The Rock 'n' Roll Years was a BBC television programme aired between 1985 and 1994. In a half-hour time slot the programme focused on a different year each week, starting with the year 1956 and ending with 1989.

The format of the programme, which was based on the BBC Radio 1 series 25 Years of Rock, was primarily of news clips with narrative subtitles set to music of the time with no presenters or voice-overs.  Archive footage of performers, mostly from BBC programmes such as Top of the Pops, was also featured.

For instance, the programme on 1960 featured the Sharpeville massacre, the Russians shooting down two US spy planes, the advent of stiletto heels and the election of John Kennedy to the White House, set to music by Adam Faith, Duane Eddy and the Rebels, Cliff Richard and the Shadows, the Everly Brothers and Roy Orbison.

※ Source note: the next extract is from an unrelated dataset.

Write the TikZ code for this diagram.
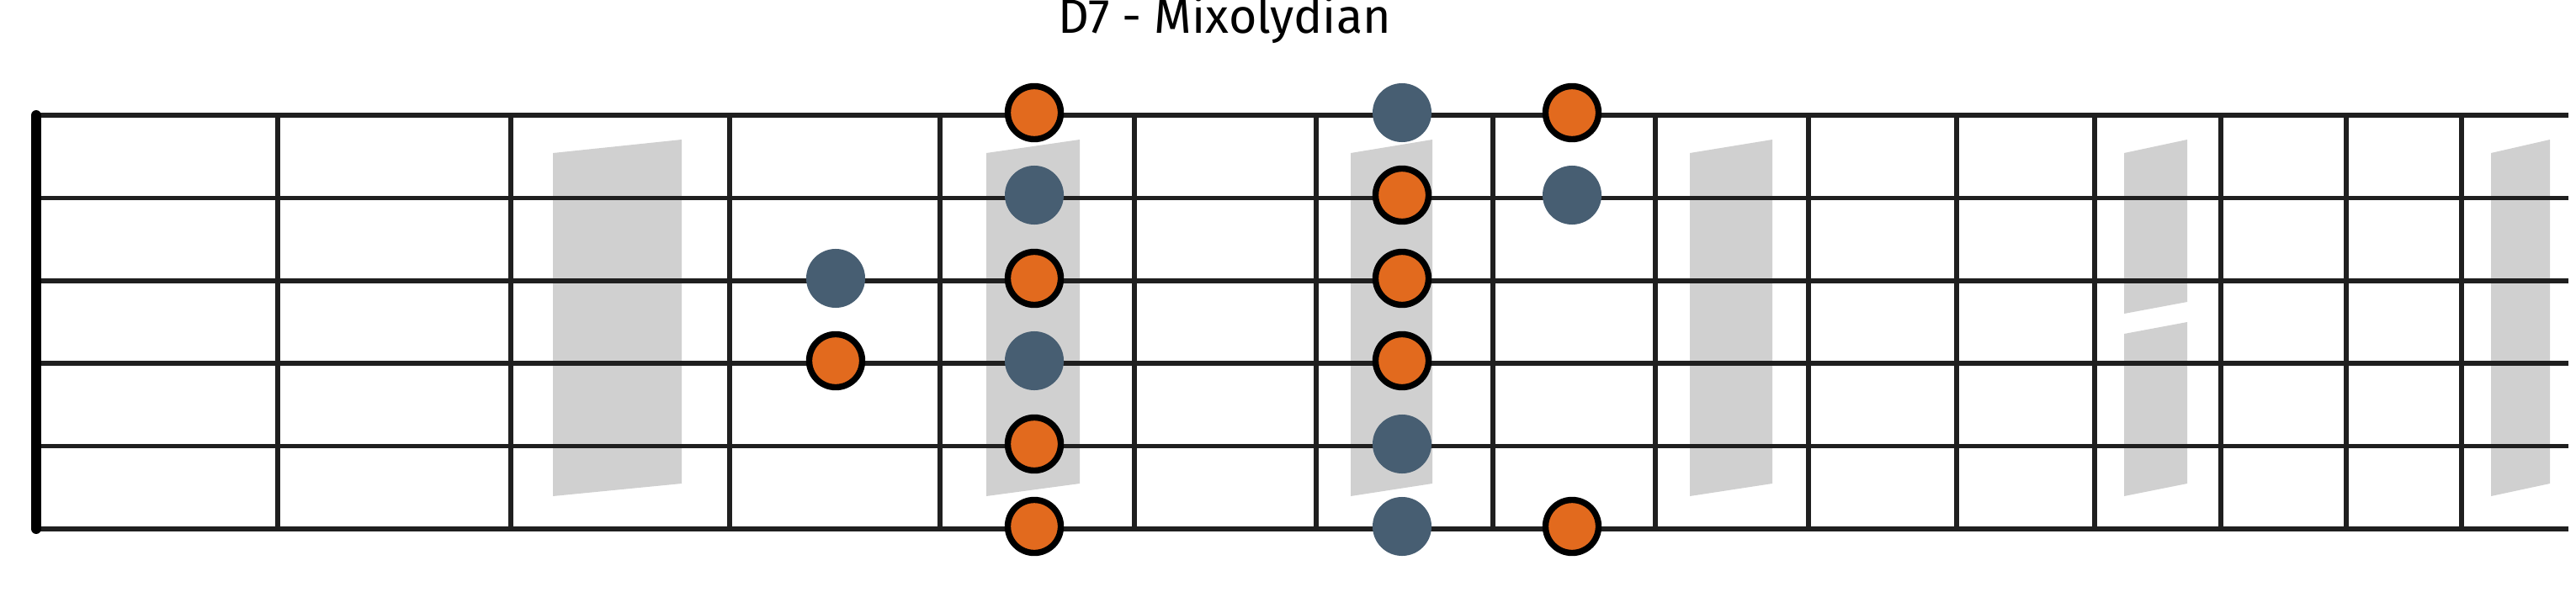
\documentclass[tikz,border=0pt]{standalone}
\usepackage{fontspec}
\setmainfont{Fira Sans}
\definecolor{dotorange}{RGB}{226,106,30}
\definecolor{dotblue}{RGB}{71,94,114}
\definecolor{inlaygray}{RGB}{208,208,208}
\begin{document}
\begin{tikzpicture}[x=0.01cm,y=-0.01cm,
  stringline/.style={draw=black!88, line width=1.6pt},
  fretline/.style={draw=black!88, line width=1.6pt},
  nutline/.style={draw=black, line width=3.4pt, line cap=round},
  inlay/.style={fill=inlaygray},
  rootdot/.style={circle, fill=dotorange, draw=black, line width=2.1pt, minimum size=0.63cm, inner sep=0pt},
  scaledot/.style={circle, fill=dotblue, minimum size=0.70cm, inner sep=0pt},
  titletext/.style={font=\fontsize{16.3}{19}\selectfont, anchor=base, inner sep=0pt}]
\useasboundingbox[fill=white] (0,0) rectangle (3061,703);
% inlays
\foreach \a/\b in {657/810,1172/1283,1605/1702,2008/2106,2960/3030}
  \fill[inlay] (\a,182) -- (\b,166) -- (\b,575) -- (\a,590) -- cycle;
\fill[inlay] (2524,182) -- (2599,166) -- (2599,359) -- (2524,373) -- cycle;
\fill[inlay] (2524,397) -- (2599,383) -- (2599,575) -- (2524,590) -- cycle;
% strings
\foreach \i in {0,...,5}
  \draw[stringline] (44,137+98.4*\i) -- (3052,137+98.4*\i);
% frets
\foreach \x in {330,607,867,1117,1348,1564,1774,1967,2149,2325,2489,2639,2788,2925}
  \draw[fretline] (\x,137) -- (\x,629);
% nut
\draw[nutline] (43,137) -- (43,629);
% dots
\node[scaledot] (a3) at (993,331) {};
\node[rootdot]  (a4) at (993,429) {};
\node[rootdot]  (b1) at (1229,134) {};
\node[scaledot] (b2) at (1229,232) {};
\node[rootdot]  (b3) at (1229,331) {};
\node[scaledot] (b4) at (1229,429) {};
\node[rootdot]  (b5) at (1229,528) {};
\node[rootdot]  (b6) at (1229,626) {};
\node[scaledot] (c1) at (1666,134) {};
\node[rootdot]  (c2) at (1666,232) {};
\node[rootdot]  (c3) at (1666,331) {};
\node[rootdot]  (c4) at (1666,429) {};
\node[scaledot] (c5) at (1666,528) {};
\node[scaledot] (c6) at (1666,626) {};
\node[rootdot]  (d1) at (1868,134) {};
\node[scaledot] (d2) at (1868,232) {};
\node[rootdot]  (d6) at (1868,626) {};
% title
\node[titletext] (title) at (1455,39) {D7 - Mixolydian};
\end{tikzpicture}
\end{document}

The theme tune to The Rock 'n' Roll Years was a medley containing riffs from a number of popular songs, including for example "(I Can't Get No) Satisfaction" by The Rolling Stones and "Layla" by Derek and the Dominos. The first set of episodes covered the years 1956–63, and was aired over July and August 1985. The second set covered 1964–71, and aired between June and August 1986. The years 1972–80 were over the same period in 1987.

For the 1994 series, which covered 1981–89, a similar medley was created using extracts from 1980s hits such as "Like a Virgin" by Madonna, "Radio Ga Ga" by Queen, "Every Breath You Take" by the Police, "Do They Know It's Christmas?" by Band Aid and "The Look of Love" by ABC. These episodes were aired between February and April.

Series overview

List of episodes

Pilot

Series 1

Series 2

Series 3

Series 4

Similar formats
Other programmes with similar formats are:
History Rocks on The History Channel
Pop-up Video on VH1
Reeling in the Years on RTÉ
Siar Sna… on TG4
Pop Goes Northern Ireland on BBC Northern Ireland
Alba on BBC Alba
That's So... on Channel 5
Rewind on BBC Scotland
Don't Look Back in Anger on Virgin Media Four

Trivia

As part of his 1987 Christmas Special, Lenny Henry performed a spoof version of the show. He lampooned various artists including Mungo Jerry, Tina Turner and Michael Jackson.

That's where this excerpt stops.